__Source data__
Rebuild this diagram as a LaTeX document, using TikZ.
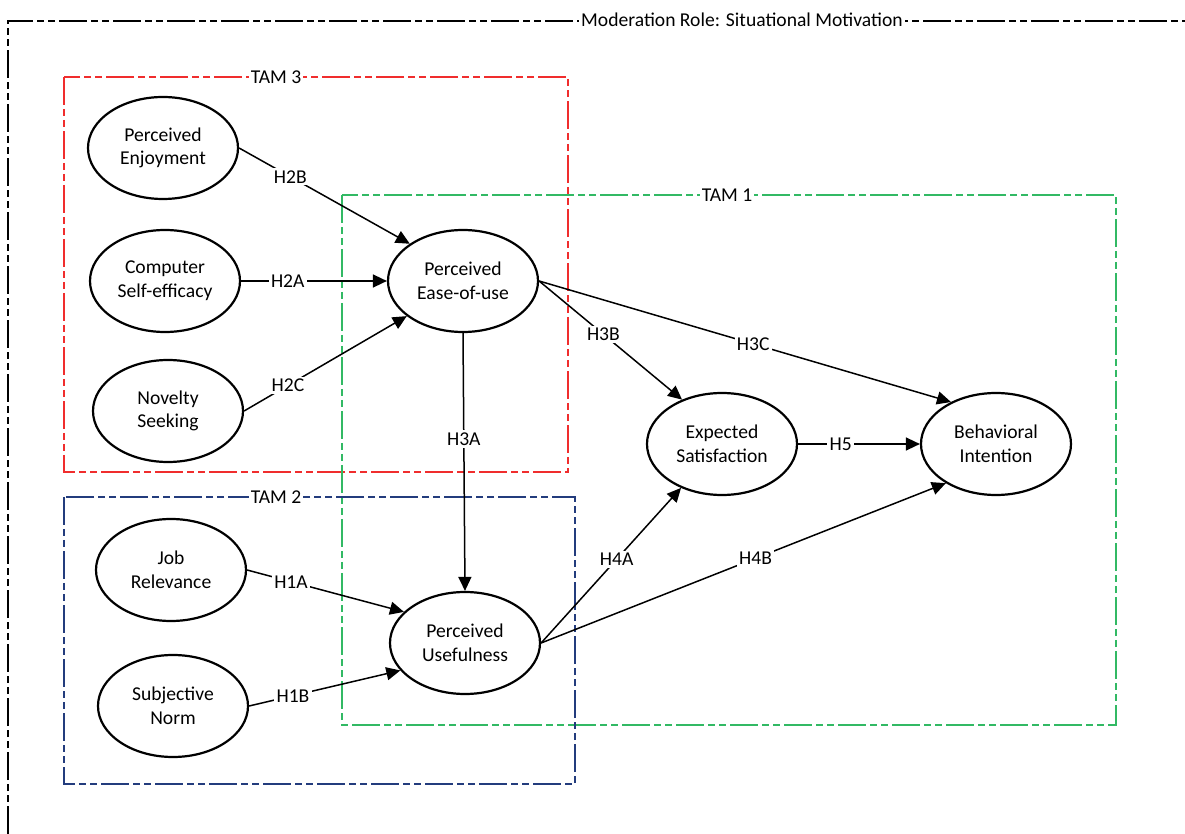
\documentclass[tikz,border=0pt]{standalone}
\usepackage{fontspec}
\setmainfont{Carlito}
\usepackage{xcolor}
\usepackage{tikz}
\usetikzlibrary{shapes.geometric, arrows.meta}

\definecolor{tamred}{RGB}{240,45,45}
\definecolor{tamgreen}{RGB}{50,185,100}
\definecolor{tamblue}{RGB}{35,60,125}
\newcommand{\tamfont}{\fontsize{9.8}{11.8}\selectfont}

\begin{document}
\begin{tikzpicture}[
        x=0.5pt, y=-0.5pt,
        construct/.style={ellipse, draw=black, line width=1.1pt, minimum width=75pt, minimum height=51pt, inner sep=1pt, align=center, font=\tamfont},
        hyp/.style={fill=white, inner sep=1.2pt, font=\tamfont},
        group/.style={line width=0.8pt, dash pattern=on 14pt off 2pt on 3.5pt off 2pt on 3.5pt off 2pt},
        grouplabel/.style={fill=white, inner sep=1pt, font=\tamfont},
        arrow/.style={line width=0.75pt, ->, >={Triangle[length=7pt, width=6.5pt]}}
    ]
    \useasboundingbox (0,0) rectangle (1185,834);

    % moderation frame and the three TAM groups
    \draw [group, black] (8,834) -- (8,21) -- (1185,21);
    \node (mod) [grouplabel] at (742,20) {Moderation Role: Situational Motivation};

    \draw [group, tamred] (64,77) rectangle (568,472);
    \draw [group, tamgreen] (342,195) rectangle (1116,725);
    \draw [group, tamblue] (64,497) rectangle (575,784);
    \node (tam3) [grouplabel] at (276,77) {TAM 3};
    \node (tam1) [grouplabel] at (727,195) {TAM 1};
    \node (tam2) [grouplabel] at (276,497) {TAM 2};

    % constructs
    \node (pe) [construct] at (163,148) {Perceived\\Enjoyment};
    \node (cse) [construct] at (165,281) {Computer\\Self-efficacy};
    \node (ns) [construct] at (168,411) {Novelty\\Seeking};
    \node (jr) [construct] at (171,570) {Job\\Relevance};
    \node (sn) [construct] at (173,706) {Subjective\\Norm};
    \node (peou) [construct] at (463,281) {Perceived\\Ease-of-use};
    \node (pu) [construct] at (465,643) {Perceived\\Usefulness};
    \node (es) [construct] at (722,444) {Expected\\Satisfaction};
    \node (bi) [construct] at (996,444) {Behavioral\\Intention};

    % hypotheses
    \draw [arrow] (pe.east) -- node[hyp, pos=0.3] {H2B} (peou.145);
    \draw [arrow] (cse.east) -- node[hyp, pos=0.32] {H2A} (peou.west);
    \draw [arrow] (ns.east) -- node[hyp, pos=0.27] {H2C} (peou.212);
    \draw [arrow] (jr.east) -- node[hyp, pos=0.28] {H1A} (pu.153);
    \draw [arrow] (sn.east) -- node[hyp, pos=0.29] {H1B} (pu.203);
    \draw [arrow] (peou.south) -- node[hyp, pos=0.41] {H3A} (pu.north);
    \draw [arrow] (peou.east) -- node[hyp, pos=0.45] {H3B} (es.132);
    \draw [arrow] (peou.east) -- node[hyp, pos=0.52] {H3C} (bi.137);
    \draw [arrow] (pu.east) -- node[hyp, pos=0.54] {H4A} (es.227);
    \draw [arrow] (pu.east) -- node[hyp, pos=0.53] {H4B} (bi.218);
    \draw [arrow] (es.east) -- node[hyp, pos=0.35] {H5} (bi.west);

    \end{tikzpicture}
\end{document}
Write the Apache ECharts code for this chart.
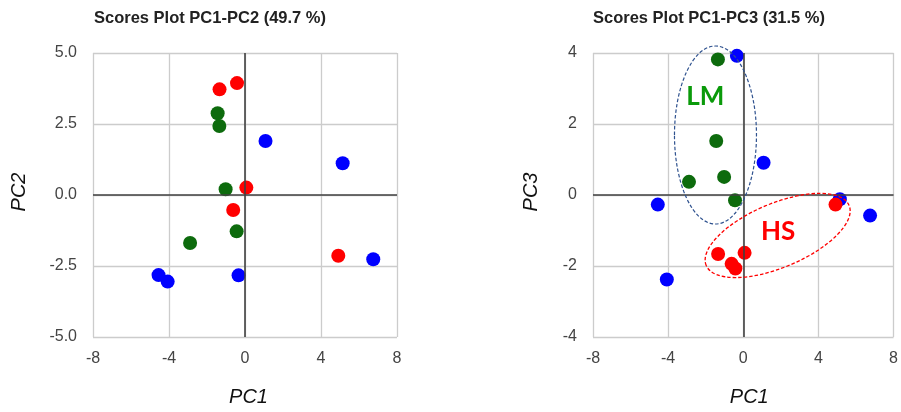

__Short exercise__
From the data, collect all lines where the string "this" appears.

__Worked solution__
Rebuild this diagram as a LaTeX document, using TikZ.
Write the Apache ECharts code for this chart.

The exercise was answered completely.